On a quite and warm Sunday morning I took a ride to Chimayo, New Mexico to visit the holy grounds of El Santuario de Chimayo and attend church service. I drove to the church a couple of times before but this was the first time I noticed the scenery. I’m corny like that for natural beauty so I pulled over, took a few pictures, and was happy with my discovery. The things you take in when you are by yourself. Check it out.
These are from the church grounds.
I also want to share a quick, easy and tasty pasta dish I made for Sunday dinner. I was tired from all of the driving I had done and wanted to make something simple to eat. For me pasta is always trouble-free. I added a sauce and called it a day. Check it out.
Vegan Rosemary Sauce:
I gathered rosemary sprigs (10 to 15) from my herb garden. You can purchase a bunch or two at the grocery store
1/2 cup vegan mayonnaise
1/4 cup water
1 to 3 garlic cloves, crushed (I like garlic so I used 3)
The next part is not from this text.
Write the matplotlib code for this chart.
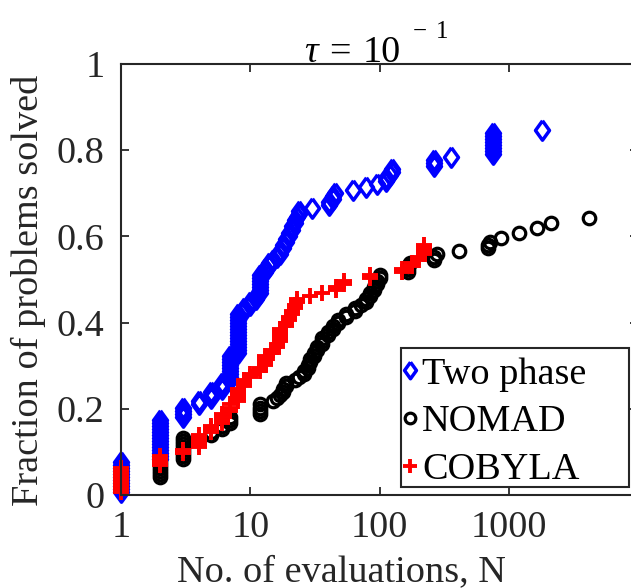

Sea salt and freshly ground black pepper
2 1/2 tablespoons of extra-virgin olive oil.
In a blender puree all the ingredients except the olive oil until completely smooth. With the blender running add the olive oil through the opening in the lid of the jar and blend until all ingredients are well incorporated.
makes 1 cup.
Separately I sauteed a half red onion using organic Red Palm Oil (made in west Africa) for about 5 to 7 minutes.
Then I combined and mixed thoroughly my pasta, rosemary sauce and onions in a bowl.